Unverified Financials: Revenue and profit numbers are not independently validated. Further review of Stripe/Shopify dashboards and ad spend data is critical.
High Profit Multiple for Age: A 1.8x multiple on less than one year of data is on the high end unless growth is well documented and de-risked.
Recommendations
Request Direct Data Access:
Request access to Shopify analytics, Meta ad manager, email platform (Klaviyo/SMS), and Stripe/PayPal for financial verification.
Seek full P&L, traffic breakdown, CAC/ROAS benchmarks, and returning customer data.
Engage the Seller:
Ask why the business is being sold so soon after launch.
Clarify future plans and whether the seller would consider earnouts or transition support.
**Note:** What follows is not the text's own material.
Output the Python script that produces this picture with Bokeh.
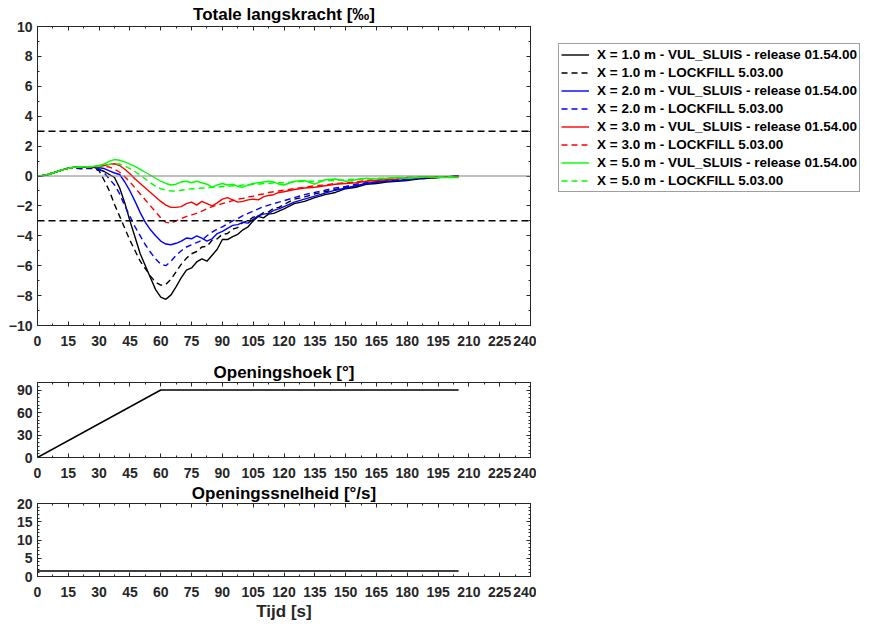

Explore Product Expansion:
Develop a roadmap for SKU expansion (e.g., wellness accessories, creams, or Fisiorest 2.0).
Consider bundling strategies and a subscription model for complementary products.
Invest in Support & Reputation Management:
Improve shipping transparency and support responsiveness.
Encourage verified review collection to improve online sentiment.
Channel Diversification:
Begin groundwork for Amazon launch and influencer partnerships.
Test YouTube Ads and organic TikTok content to lower CAC.
Legal Check:
Verify any trademark status for Fisiorest or Artuvate.
Review risk exposure from product claims in different jurisdictions.
Conclusion
Artuvate represents a fast-scaling, high-margin eCommerce opportunity in a massive pain relief and wellness market. While its early growth and profitability are promising, the brand's short operating history, single-product dependency, and customer support gaps present material risks. However, with targeted improvements in operations, retention, and marketing channel diversity, this business could scale beyond its current ceiling.
Before proceeding, we recommend direct seller communication to validate financials, clarify transition terms, and understand their motivation for sale. If verified, Artuvate presents a compelling acquisition for a buyer experienced in eCommerce growth, especially in health/wellness.